Chickpea Crepes with Kale and Peppers Vegan & Gluten Free. I fried one and it came out rather thick, not really like a real crepe. I tried it, and suddenly everything was clear and the decision was made.
I don’t know how, but I will be frying them until I get a thin, deliciously nutritious crepe, with no gluten, no wheat and no eggs! And it happened…the moment of surrender! I guess they always say to try three times for a reason. They taste amazing!
- time 15 minutes
- difficulty easy
- diet without meat, dairy, sugar, nuts, gluten, wheat
WHAT YOU NEED
- 3 tablespoons of chickpea flour
- 2 tablespoons of ground flaxseed
- a pinch of salt or Himalayan salt or Sea salt
- 3/4 cup of water
- 1/2 teaspoon of ground black pepper
- 1/4 of red pepper (finely chopped)
- 1 small onion, cut into small cubes
- a handful of kale
- coconut oil or rapeseed oil for frying
- Get a bowl to which add the flour, salt, flax seed and water. Mix everything until a smooth consistency.

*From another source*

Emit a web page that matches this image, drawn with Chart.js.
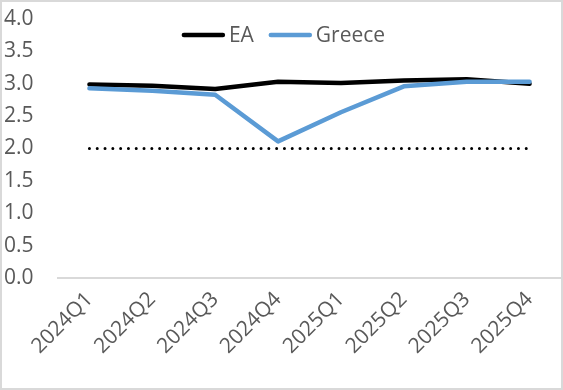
<!DOCTYPE html>
<html>
<head>
<meta charset="utf-8">
<script src="https://cdn.jsdelivr.net/npm/chart.js@4/dist/chart.umd.min.js"></script>
<style>
  html, body { margin: 0; padding: 0; background: #fff; }
  #wrap { width: 563px; height: 390px; position: relative; }
</style>
</head>
<body>
<div id="wrap"><canvas id="c" width="563" height="390"></canvas></div>
<script>
const categories = ['2024Q1','2024Q2','2024Q3','2024Q4','2025Q1','2025Q2','2025Q3','2025Q4'];
const eaValues = [2.99, 2.97, 2.92, 3.03, 3.01, 3.05, 3.07, 3.00];
const greeceValues = [2.93, 2.89, 2.83, 2.11, 2.56, 2.96, 3.03, 3.03];
const targetValues = [2.0, 2.0, 2.0, 2.0, 2.0, 2.0, 2.0, 2.0];
const yTicks = [0, 0.5, 1, 1.5, 2, 2.5, 3, 3.5, 4];

const FONT = "'Open Sans', 'Liberation Sans', sans-serif";
const TEXT = '#595959';

const bgBorder = {
  id: 'bgBorder',
  beforeDraw(chart) {
    const ctx = chart.ctx;
    ctx.save();
    ctx.fillStyle = '#fff';
    ctx.fillRect(0, 0, chart.width, chart.height);
    ctx.strokeStyle = '#d9d9d9';
    ctx.lineWidth = 2;
    ctx.strokeRect(1, 1, chart.width - 2, chart.height - 2);
    ctx.restore();
  }
};

const customLegend = {
  id: 'customLegend',
  afterDraw(chart) {
    const ctx = chart.ctx;
    const items = chart.data.datasets.filter(d => d.showInLegend);
    ctx.save();
    ctx.font = '21px ' + FONT;
    const lineW = 43, gapText = 4, gapItem = 15;
    let total = 0;
    items.forEach((d, i) => {
      total += lineW + gapText + ctx.measureText(d.label).width + (i < items.length - 1 ? gapItem : 0);
    });
    let x = 283.5 - total / 2;
    const y = 35;
    items.forEach(d => {
      ctx.strokeStyle = d.borderColor;
      ctx.lineWidth = 4.5;
      ctx.lineCap = 'round';
      ctx.beginPath();
      ctx.moveTo(x + 2, y);
      ctx.lineTo(x + lineW - 2, y);
      ctx.stroke();
      x += lineW + gapText;
      ctx.fillStyle = TEXT;
      ctx.textBaseline = 'middle';
      ctx.textAlign = 'left';
      ctx.fillText(d.label, x, y + 1);
      x += ctx.measureText(d.label).width + gapItem;
    });
    ctx.restore();
  }
};

new Chart(document.getElementById('c'), {
  type: 'line',
  data: {
    labels: categories,
    datasets: [
      {
        label: 'EA', data: eaValues, borderColor: '#000000', borderWidth: 4.5,
        pointRadius: 0, tension: 0, borderCapStyle: 'round', borderJoinStyle: 'round',
        order: 1, showInLegend: true
      },
      {
        label: 'Greece', data: greeceValues, borderColor: '#5B9BD5', borderWidth: 4.5,
        pointRadius: 0, tension: 0, borderCapStyle: 'round', borderJoinStyle: 'round',
        order: 0, showInLegend: true
      },
      {
        label: 'Target', data: targetValues, borderColor: '#000000', borderWidth: 3,
        borderDash: [0, 7.8], borderCapStyle: 'round',
        pointRadius: 0, tension: 0, order: 2, showInLegend: false
      }
    ]
  },
  options: {
    responsive: false,
    animation: false,
    devicePixelRatio: 1,
    layout: { padding: { left: 4, right: 2, top: 19, bottom: 0 } },
    plugins: { legend: { display: false }, tooltip: { enabled: false } },
    scales: {
      x: {
        offset: true,
        grid: { display: false, drawTicks: false },
        border: { display: true, color: '#d9d9d9', width: 2 },
        ticks: {
          color: TEXT, font: { family: FONT, size: 21 },
          minRotation: 45, maxRotation: 45, padding: 9, autoSkip: false
        },
        afterFit(scale) { scale.height = 112; }
      },
      y: {
        min: 0, max: 4,
        grid: { display: false, drawTicks: false },
        border: { display: false },
        afterBuildTicks(scale) { scale.ticks = yTicks.map(v => ({ value: v })); },
        ticks: {
          color: TEXT, font: { family: FONT, size: 21 }, crossAlign: 'far',
          callback: v => Number(v).toFixed(1)
        },
        afterFit(scale) { scale.width = 54; }
      }
    }
  },
  plugins: [bgBorder, customLegend]
});
</script>
</body>
</html>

Add black pepper and mix again
- Peal and slice the vegetables into small cubes. Kale you can blend or chop very finely. Add it all to the prepared mixture and stir it
- Warm up the pan, add the oil and after a few seconds when the oil will be very hot using ladle pour the mixture into the pan forming a crepe. Make sure that it is very thin
- Fry it for about a minute on one side and then turn it around and fry for another minute
I noticed that the mixture is slightly thinner than the one for the typical crepes, but do not worry the addition of linseed helps to fry them so they do not fall apart.